Living in a closet, tape a window to the wall

Posted on : 2012-09-11 14:17 KST Modified on : 2019-10-19 20:29 KST
Struggling young Koreans living in small rented rooms can only dream of owning a home

By Kim Ji-hoon, staff reporter

Park Gi-deok is only 179cm (5’10) tall, but his feet stick out when he lies on his bed in his tiny room. Park lives in a goshiwon, a small room rented by people in Korean who can’t afford any other accommodations.

Before 2007, Park had lived with his parents in a 105m2 apartment in Jechon, Chungcheong province. But Park now feels like he lives in jail, in a windowless room only 2.5㎡ wide. To avoid feeling cramped inside his small room, he pasted a picture of a window and the sky on the wall. Park’s 6th year in this miserable goshiwon continues.
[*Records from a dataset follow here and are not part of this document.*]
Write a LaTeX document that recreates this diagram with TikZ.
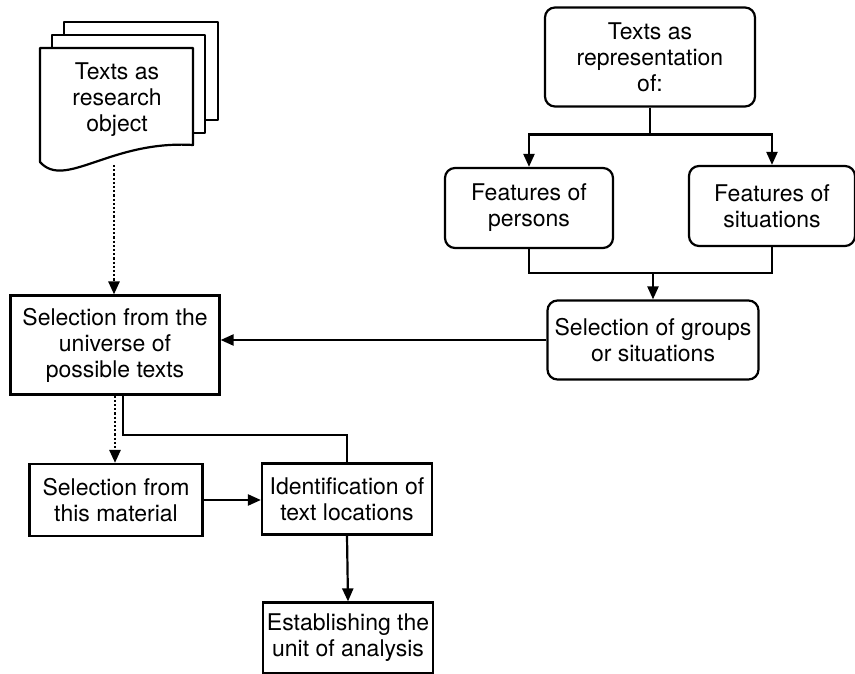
\documentclass[tikz,border=0pt]{standalone}
\usepackage{fontspec}
\setmainfont{TeX Gyre Heros}
\usetikzlibrary{arrows.meta, positioning}

\begin{document}
\begin{tikzpicture}[
        x=1pt, y=-1pt,
        >={Triangle[width=11pt, length=13pt]},
        line width=2.2pt,
        font=\fontsize{23}{26}\selectfont,
        box/.style={
            rectangle,
            draw,
            align=center,
            inner sep=2pt
        },
        roundbox/.style={
            box,
            rounded corners=10pt
        },
        sheet/.style={draw, fill=white, line join=round},
        dotline/.style={line width=2.6pt, dash pattern=on 2.2pt off 2pt}
    ]

    \useasboundingbox (0,0) rectangle (855,674);

    % Stacked sheets
    \draw[sheet] (64,22) rectangle (218,120);
    \draw[sheet] (52,35) rectangle (205,133);
    \draw[sheet] (40,48) -- (193,48) -- (193,145)
        .. controls (110,140) and (65,190) .. (40,162) -- cycle;
    \node[align=center] (object) at (117,100) {Texts as\\research\\object};
    \coordinate (object bottom) at (114,165);

    % Nodes
    \node[roundbox, minimum width=210pt, minimum height=99pt] (rep) at (650,57) {Texts as\\representation\\of:};
    \node[roundbox, minimum width=168pt, minimum height=80pt] (persons) at (529,208) {Features of\\persons};
    \node[roundbox, minimum width=166pt, minimum height=80pt] (situations) at (772,206) {Features of\\situations};
    \node[roundbox, minimum width=211pt, minimum height=79pt] (groups) at (653,340) {Selection of groups\\or situations};
    \node[box, minimum width=209pt, minimum height=99pt] (universe) at (115,345) {Selection from the\\universe of\\possible texts};
    \node[box, minimum width=173pt, minimum height=72pt] (material) at (116,500) {Selection from\\this material};
    \node[box, minimum width=170pt, minimum height=71pt] (locations) at (347,499) {Identification of\\text locations};
    \node[box, minimum width=170pt, minimum height=71pt] (unit) at (348,638) {Establishing the\\unit of analysis};

    % Arrows
    \draw (rep.south) -- ++(0,27) coordinate (split);
    \draw[->] (split) -| (persons.north);
    \draw[->] (split) -| (situations.north);
    \draw (persons.south) |- (situations.south |- 0,273) -- (situations.south);
    \draw[->] (groups.north |- 0,273) -- (groups.north);
    \draw[->] (groups.west) -- (groups.west -| universe.east);
    \draw[->, dotline] (object bottom) -- (object bottom |- universe.north);
    \draw[->, dotline] (universe.south) -- (universe.south |- material.north);
    \draw ([xshift=8pt]universe.south) -- ++(0,39) -| (locations.north);
    \draw[->] (material.east) -- (material.east -| locations.west);
    \draw[->] (locations.south) -- (unit.north);

\end{tikzpicture}
\end{document}
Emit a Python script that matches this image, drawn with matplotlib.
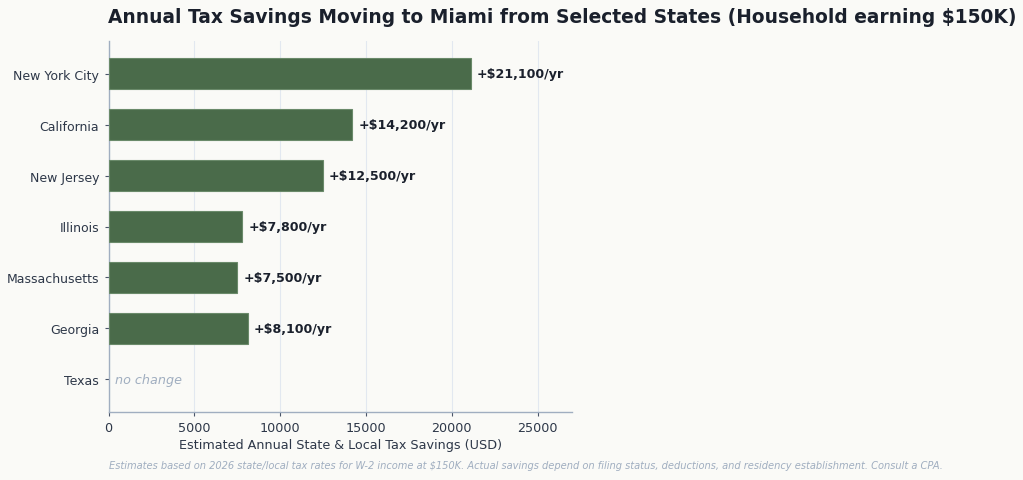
import matplotlib
matplotlib.use("Agg")
import matplotlib.pyplot as plt

states = ["New York City", "California", "New Jersey", "Illinois", "Massachusetts", "Georgia", "Texas"]
savings = [21100, 14200, 12500, 7800, 7500, 8100, 0]
labels = ["+$21,100/yr", "+$14,200/yr", "+$12,500/yr", "+$7,800/yr", "+$7,500/yr", "+$8,100/yr", "no change"]
xticks = [0, 5000, 10000, 15000, 20000, 25000]

bg = "#fafaf7"
bar_color = "#4a6b4a"
dark = "#1a202c"
muted = "#a0aec0"

fig = plt.figure(figsize=(10.23, 4.81), dpi=100, facecolor=bg)
ax = fig.add_axes([108.5/1023, 1-413/481, (572-108.5)/1023, (413-42)/481])
ax.set_facecolor(bg)

ypos = list(range(len(states)))[::-1]
edges = ["#6a8a6a" if v > 0 else "none" for v in savings]
ax.barh(ypos, savings, height=0.62, color=bar_color, edgecolor=edges, linewidth=0.8, zorder=3)

for y, v, lab in zip(ypos, savings, labels):
    if v > 0:
        ax.text(v + 350, y, lab, va="center", ha="left", fontsize=9.1, fontweight="bold", color=dark, zorder=4)
    else:
        ax.text(400, y, lab, va="center", ha="left", fontsize=9.2, fontstyle="italic", color=muted, zorder=4)

ax.set_yticks(ypos)
ax.set_yticklabels(states, fontsize=9.0, color="#2d3748")
ax.set_xticks(xticks)
ax.set_xticklabels([str(t) for t in xticks], fontsize=9.2, color="#2d3748")
ax.set_xlim(0, 27000)
ax.set_xlabel("Estimated Annual State & Local Tax Savings (USD)", fontsize=9.2, color="#2d3748", labelpad=3)

ax.grid(axis="x", color="#e2e8f0", linewidth=0.8, zorder=0)
ax.set_axisbelow(True)
for s in ["top", "right"]:
    ax.spines[s].set_visible(False)
for s in ["left", "bottom"]:
    ax.spines[s].set_color(muted)
    ax.spines[s].set_linewidth(1.0)
ax.tick_params(colors="#4a5568", labelcolor="#2d3748", length=3.2)

ax.set_title("Annual Tax Savings Moving to Miami from Selected States (Household earning $150K)",
             loc="left", fontsize=13.4, fontweight="bold", color=dark, pad=14)

fig.text(109/1023, 1-466/481,
         "Estimates based on 2026 state/local tax rates for W-2 income at $150K. Actual savings depend on filing status, deductions, and residency establishment. Consult a CPA.",
         fontsize=7.15, fontstyle="italic", color=muted, va="center", ha="left")

fig.savefig("out.png", dpi=100, facecolor=bg)
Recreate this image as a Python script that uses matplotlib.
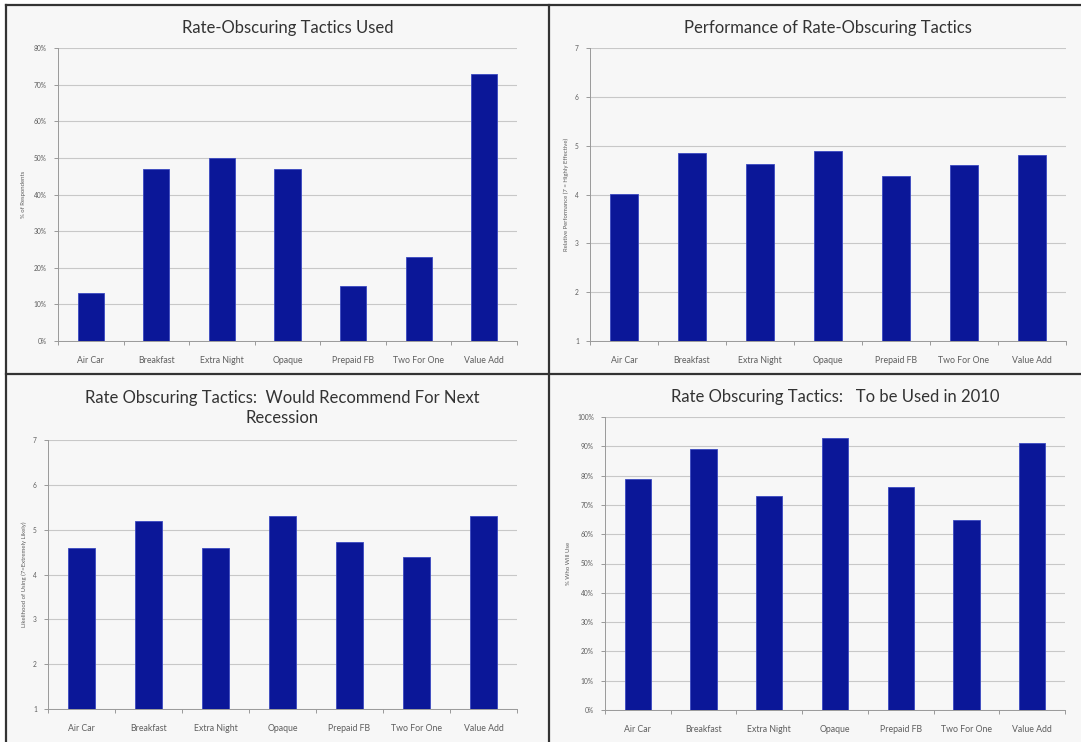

Park, 28, an insurance salesman, has been recording every penny he has earned and spent since moving to Seoul. Despite his desperate effort to save money, Park always feels devastated on the day he has to pay his rent. “I was able to get a discount on my rent from 500,000 Korean won (around US$442) to 400,000 Korean won (around US$354) after I described my situation to the landlord. When will I be able to get my own house? Probably not for twenty years.”

To young people like Park who can barely pay the rent, the goal of home ownership is out of reach. According to a survey made by ‘Youth Amhaeng-eosa (Undercover inspectors, the vice-mayor’s youth team),’ out of the 232 participants with the age range of 19 to 39, 38.7% answered that it will take them more than 20 years to get their own home while 15.9% of the participants (37 people) answered that owning a home was ‘impossible in my lifetime.’

On Sept. 4th, a debate on ‘shelter and independence’ was held by Youth Amhaeng-eosa, Slug Union along with other civic groups. Some 70 participants shared their struggles with getting a home and suggested policies to make home ownership more attainable.

“If universities set up a student residence, it could be affordable real estate or a union against price-fixing house owners could be set up,” said Sung Seung-hyun, an activist from ‘Housing Right Now Project.’

Seoul honorary vice mayor Kim Young-kyung said, “Seoul will strive hard to aid single and two person households by increasing the number of rental properties and housing associations.”